Her biri bin yıl olan bin ömrüm olsa, hepsini de uğruna aşkla feda edebileceğim mesleğim, “Nöroşirurji” haricinde yazdığım yirmiyi aşkın kitaplarımın arasında mümtaz yerini alan “GÜFTEDEN BESTEYE” (GİRDAP KİTAP, İstanbul, 2020) tüm sözleri bana ait olan ve çeşitli bestekarlarımızca değişik makam ve usullerde bestelenen yüzü aşkın eseri ihtiva etmektedir. “Güftelerimden yapılan besteleri bir araya getirerek kitaplaştırılması ve Türk Kültürüne kalıcı bir kaynak olması” fikrinin sahibi ve “GÜFTEDEN BESTEYE”nin her safhasında, redaksiyonunda, olağanüstü bir gayret ve itina gösteren, Türk Mûsıkîsine âbidevî eserler bırakan Sevgili Kardeşim M. Fatih Salgar Beyefendi, müstesna teşekkürlerimizi fazlası ile hak etmektedir.

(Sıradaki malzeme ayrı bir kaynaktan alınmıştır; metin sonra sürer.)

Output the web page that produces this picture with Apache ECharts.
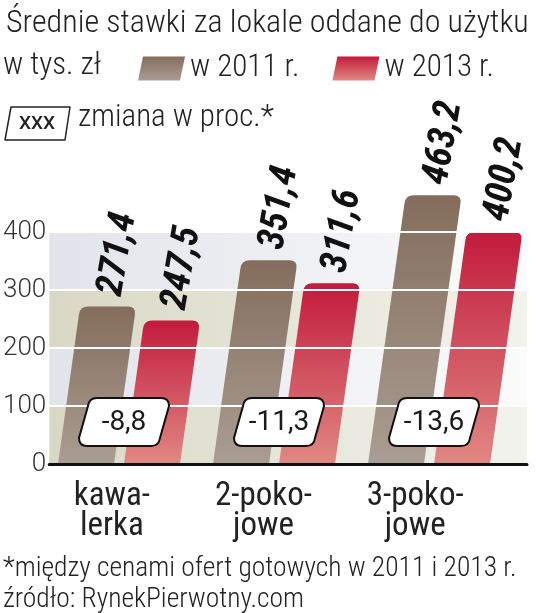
<!DOCTYPE html>
<html><head><meta charset="utf-8">
<script src="https://cdn.jsdelivr.net/npm/echarts@6/dist/echarts.min.js"></script>
<style>html,body{margin:0;padding:0;background:#fff}#c{width:536px;height:613px}</style>
</head><body><div id="c"></div>
<script>
// ---- data ----
const categories = ['kawa-\nlerka', '2-poko-\njowe', '3-poko-\njowe'];
const values2011 = [271.4, 351.4, 463.2];
const values2013 = [247.5, 311.6, 400.2];
const changes = [-8.8, -11.3, -13.6];
const seriesNames = ['w 2011 r.', 'w 2013 r.'];
const yMin = 0, yMax = 400, yInterval = 100;

// ---- style ----
const COND = "'Roboto Condensed', sans-serif";
const REG = "Roboto, sans-serif";
const TXT = '#222';
const fmt = v => v.toFixed(1).replace('.', ',');
const brownGrad = () => new echarts.graphic.LinearGradient(0,0,0,1,[{offset:0,color:'#846d5c'},{offset:1,color:'#aa9d93'}]);
const redGrad = () => new echarts.graphic.LinearGradient(0,0,0,1,[{offset:0,color:'#c21b3c'},{offset:1,color:'#e08883'}]);
const bandGreen = new echarts.graphic.LinearGradient(0,0,1,0,[{offset:0,color:'#d8d8c4'},{offset:1,color:'#f3f3ee'}]);
const bandBlue = new echarts.graphic.LinearGradient(0,0,1,0,[{offset:0,color:'#e1e4eb'},{offset:1,color:'#fbfbfb'}]);

const K = 0.14, BW = 56, R = 8;
function barGeom(api, offset) {
  const i = api.value(0), v = api.value(1);
  const base = api.coord([i, 0]), top = api.coord([i, v]);
  const h = base[1] - top[1];
  const bl = base[0] + offset;
  return { v, bl, br: bl + BW, tl: bl + K * h, tr: bl + K * h + BW, ty: top[1], by: base[1] };
}
function barRender(offset, gradFn) {
  return function (params, api) {
    const g = barGeom(api, offset);
    const d = `M${g.bl},${g.by} L${g.tl - K*R},${g.ty+R} Q${g.tl},${g.ty} ${g.tl+R},${g.ty} L${g.tr-R},${g.ty} Q${g.tr},${g.ty} ${g.tr-K*R},${g.ty+R} L${g.br},${g.by} Z`;
    return { type: 'path', shape: { pathData: d }, style: { fill: gradFn() } };
  };
}
function labelRender(offset) {
  return function (params, api) {
    const g = barGeom(api, offset);
    return { type: 'text', x: g.tl + BW/2 + 3, y: g.ty - 11, rotation: 80 * Math.PI / 180,
      style: { text: fmt(g.v), fontFamily: COND, fontSize: 38, fontWeight: 'bold', fontStyle: 'italic',
               fill: '#111', align: 'left', verticalAlign: 'middle' } };
  };
}
function boxRender(params, api) {
  const i = api.value(0), c = api.value(1);
  const base = api.coord([i, 0]);
  const cx = base[0] + 5, cy = base[1] - 42;
  const w = 80, hh = 48, s = 5, r = 8;
  const x0 = cx - w/2, x1 = cx + w/2, y0 = cy - hh/2, y1 = cy + hh/2;
  const d = `M${x0+s+r},${y0} L${x1+s-r},${y0} Q${x1+s},${y0} ${x1+s},${y0+r} L${x1-s+1},${y1-r} Q${x1-s},${y1} ${x1-s-r},${y1} L${x0-s+r},${y1} Q${x0-s},${y1} ${x0-s},${y1-r} L${x0+s-1},${y0+r} Q${x0+s},${y0} ${x0+s+r},${y0} Z`;
  return { type: 'group', children: [
    { type: 'path', shape: { pathData: d }, style: { fill: '#fff', stroke: '#111', lineWidth: 2 } },
    { type: 'text', x: cx, y: cy + 1, style: { text: fmt(c), fontFamily: REG, fontSize: 28, fill: '#1a1a1a', align: 'center', verticalAlign: 'middle' } }
  ]};
}

const gridTop = 232, gridBottom = 149;
const chart = echarts.init(document.getElementById('c'), null, { renderer: 'canvas' });
chart.setOption({
  animation: false,
  backgroundColor: '#fff',
  title: { text: 'Średnie stawki za lokale oddane do użytku', left: 1, top: 3,
    textStyle: { fontFamily: COND, fontSize: 32, fontWeight: 300, color: TXT } },
  legend: {
    data: seriesNames, left: 133, top: 48, width: 400, itemWidth: 47, itemHeight: 24, itemGap: 33,
    icon: 'path://M5,0 L47,0 L42,24 L0,24 Z',
    textStyle: { fontFamily: COND, fontSize: 31, fontWeight: 300, color: TXT }
  },
  graphic: [
    { type: 'text', left: 3, top: 51, style: { text: 'w tys. zł', font: `300 31px ${COND}`, fill: TXT } },
    { type: 'polygon', shape: { points: [[11,107],[70,107],[65,140],[5,140]] },
      style: { fill: '#fff', stroke: '#222', lineWidth: 1.5, lineJoin: 'round' } },
    { type: 'text', left: 19, top: 115, style: { text: 'XXX', font: `500 19px ${REG}`, fill: TXT } },
    { type: 'text', left: 78, top: 103, style: { text: 'zmiana w proc.*', font: `300 31px ${COND}`, fill: TXT } },
    { type: 'text', left: 3, top: 555, style: { text: '*między cenami ofert gotowych w 2011 i 2013 r.', font: `300 27.5px ${COND}`, fill: TXT } },
    { type: 'text', left: 3, top: 586, style: { text: 'źródło: RynekPierwotny.com', font: `300 27.5px ${COND}`, fill: TXT } }
  ],
  grid: [
    { left: 42, right: 9, top: gridTop, bottom: gridBottom },
    { left: 41.5, width: 465, top: gridTop, bottom: gridBottom },
    { left: 36, width: 455, top: gridTop, bottom: gridBottom }
  ],
  xAxis: [
    { gridIndex: 0, type: 'category', data: categories, z: 6, axisLine: { lineStyle: { color: '#111', width: 3 } }, axisTick: { show: false }, axisLabel: { show: false } },
    { gridIndex: 1, type: 'category', data: categories, show: false },
    { gridIndex: 2, type: 'category', data: categories, axisLine: { show: false }, axisTick: { show: false },
      axisLabel: { margin: 18, fontFamily: COND, fontSize: 33, color: TXT, lineHeight: 30 } }
  ],
  yAxis: [
    { gridIndex: 0, type: 'value', min: yMin, max: yMax, interval: yInterval, z: 0,
      axisLine: { show: false }, axisTick: { show: false },
      axisLabel: { margin: 3, fontFamily: REG, fontWeight: 300, fontSize: 26, color: '#333' },
      splitLine: { show: false },
      splitArea: { show: true, areaStyle: { color: [bandGreen, bandBlue] } } },
    { gridIndex: 0, type: 'value', min: yMin, max: yMax, interval: yInterval, z: 5, position: 'left',
      axisLine: { show: false }, axisTick: { show: false }, axisLabel: { show: false },
      splitLine: { show: true, lineStyle: { color: '#fff', width: 2 } } },
    { gridIndex: 1, type: 'value', min: yMin, max: yMax, interval: yInterval, show: false },
    { gridIndex: 2, type: 'value', min: yMin, max: yMax, interval: yInterval, show: false }
  ],
  series: [
    { name: seriesNames[0], type: 'custom', xAxisIndex: 1, yAxisIndex: 2, z: 3,
      itemStyle: { color: brownGrad() }, renderItem: barRender(-61, brownGrad),
      data: values2011.map((v, i) => [i, v]) },
    { name: seriesNames[1], type: 'custom', xAxisIndex: 1, yAxisIndex: 2, z: 3,
      itemStyle: { color: redGrad() }, renderItem: barRender(5, redGrad),
      data: values2013.map((v, i) => [i, v]) },
    { name: 'etykiety 2011', type: 'custom', xAxisIndex: 1, yAxisIndex: 2, z: 8,
      renderItem: labelRender(-61), data: values2011.map((v, i) => [i, v]) },
    { name: 'etykiety 2013', type: 'custom', xAxisIndex: 1, yAxisIndex: 2, z: 8,
      renderItem: labelRender(5), data: values2013.map((v, i) => [i, v]) },
    { name: 'zmiana', type: 'custom', xAxisIndex: 1, yAxisIndex: 2, z: 10,
      renderItem: boxRender, data: changes.map((c, i) => [i, c]) }
  ]
});
</script></body></html>
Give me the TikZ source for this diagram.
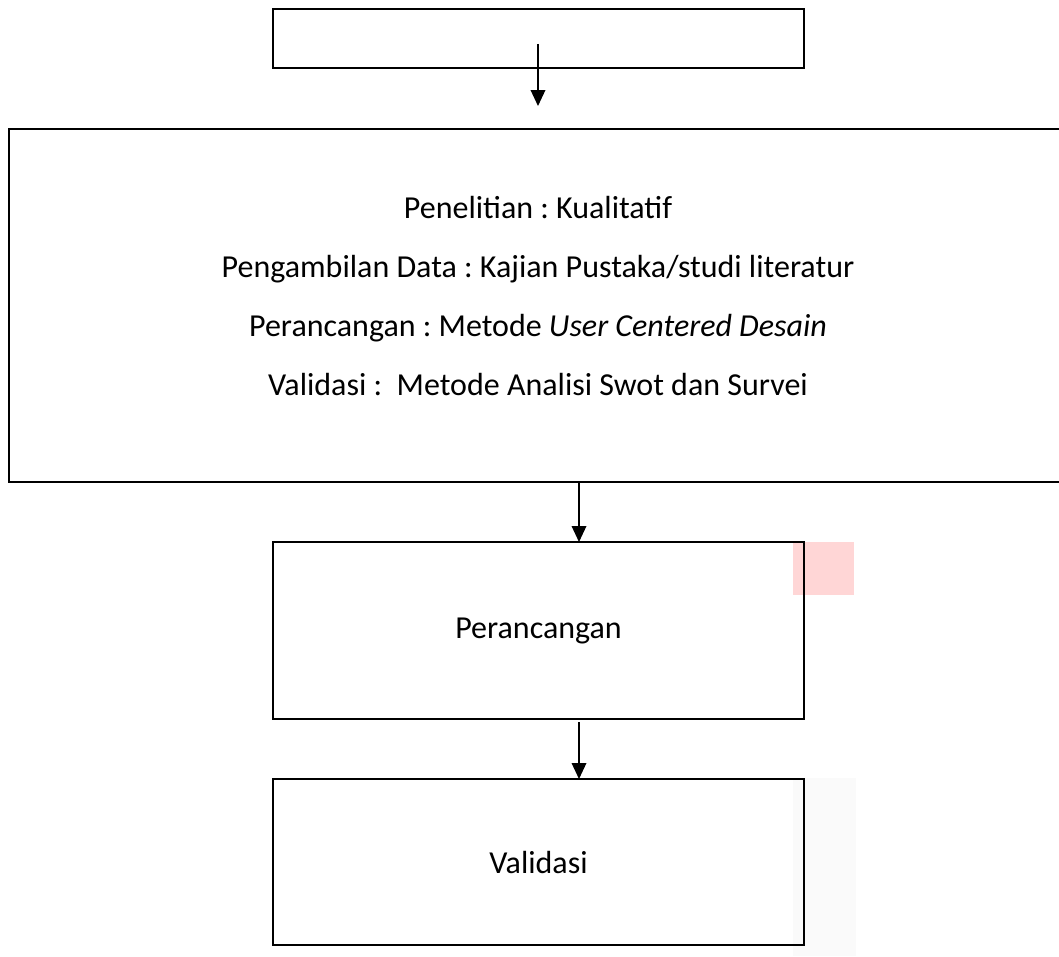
\documentclass[tikz,border=0pt]{standalone}
\usepackage{fontspec}
\setmainfont{Carlito}
\usetikzlibrary{arrows.meta}
\frenchspacing
\definecolor{merahmuda}{RGB}{255,214,214}
\definecolor{abumuda}{RGB}{250,250,250}
\tikzset{
  kotak/.style={shape=rectangle,draw=black,line width=1.5pt,inner sep=0pt},
  panah/.style={draw,-{Triangle[length=12pt,width=11pt]},line width=1pt}
}
\begin{document}
\begin{tikzpicture}[x=0.75pt,y=-0.75pt]
      \useasboundingbox (0,0) rectangle (1059,956);
      \clip (0,0) rectangle (1059,956);
      % bercak warna di samping kotak
      \fill[merahmuda] (793,542) rectangle (854,595);
      \fill[abumuda] (793,778) rectangle (856,956);
      % kotak-kotak
      \node[kotak,minimum width=531*0.75pt,minimum height=59*0.75pt] (Atas) at (538.5,38.5) {};
      \node[kotak,minimum width=1062*0.75pt,minimum height=353*0.75pt] (Metode) at (540,305.5) {};
      \node[align=center,font=\fontsize{24}{44.3}\selectfont] (Isi) at (538,296) {Penelitian : Kualitatif\\
        Pengambilan Data : Kajian Pustaka/studi literatur\\
        Perancangan : Metode \textit{User Centered Desain}\\
        Validasi : \ Metode Analisi Swot dan Survei};
      \node[kotak,minimum width=531*0.75pt,minimum height=177*0.75pt,font=\fontsize{24}{28}\selectfont] (Rancang) at (538.5,630.5) {Perancangan};
      \node[kotak,minimum width=531*0.75pt,minimum height=166*0.75pt,font=\fontsize{24}{28}\selectfont] (Validasi) at (538.5,862) {Validasi};
      % ujung panah
      \coordinate (P1) at (538,44);
      \coordinate (Q1) at (538,106);
      \coordinate (P2) at (579,482);
      \coordinate (Q2) at (579,542);
      \coordinate (P3) at (579,722);
      \coordinate (Q3) at (579,779);
      \path
      (P1) edge[panah] (Q1)
      (P2) edge[panah] (Q2)
      (P3) edge[panah] (Q3);
\end{tikzpicture}
\end{document}
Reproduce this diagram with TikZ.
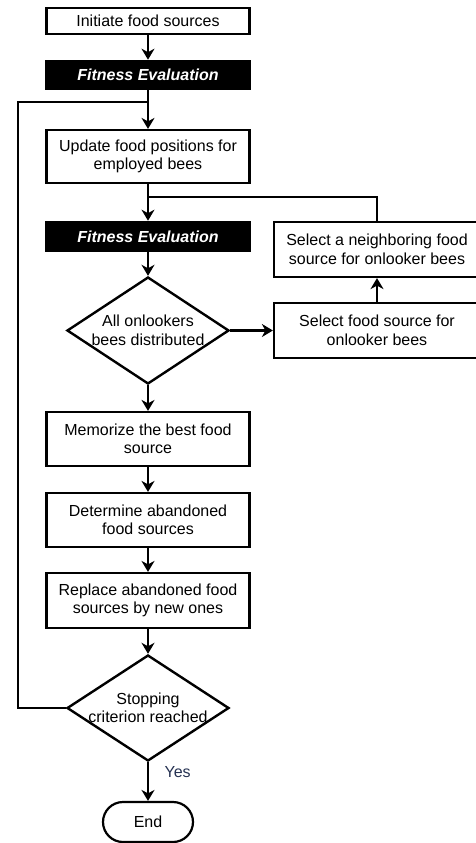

Bu eserimizin yayınlanmasında ve mûsıkî kültürümüze kazandırılmasında en büyük pay, daha önce neşr edilen bir çok kitabımda da olduğu gibi, şüphesiz gayretleri ve teşvikleri sebebi ile Girdap Kitap Genel Yayın Yönetmeni Sayın Muttalip Asılı Beyefendiye ve çok titiz bir çalışma sonucu kitaplaştırılmasını başaran ekibine aittir. Münhasıran kendilerine, Girdap Kitap ve çalışanlarına kalbi şükranlarımı sunuyorum.
Tek bir aforizmamız, meramımızı kafi derecede ifade eder kanaatindeyim.
Bilim insanlığın ortak mirası, Musıki ve San’at ise, ortak lisanıdır!
TRT repertuarında yer alan bir eserimizi (https://youtu.be/FeRg3kfcIjI) Melihat Gülses Hanımefendinin sesinden dinleyerek bitirelim! Aynı eserimizi, Hicaz makamında bestesini yapan ve icra eden Adnan Çoban Beyefendiden de (https://youtu.be/c1zAx14ArcE) dinleyebilirsiniz.
Makam; Acem Kürdi
Usul ; Müsemmen
Güfte ; İsmail Hakkı AYDIN
Beste ; Yılmaz Karakoyunlu
Kaçma cânım, gitme aşkım, bitme sevgim dur biraz!
Yandı bağrım hasretinden, soldu rengim dur biraz!
Vuslatınla dindir artık gel de sonsuz hasreti,
Al emanet sende kalsın, aşkta dengim dur biraz!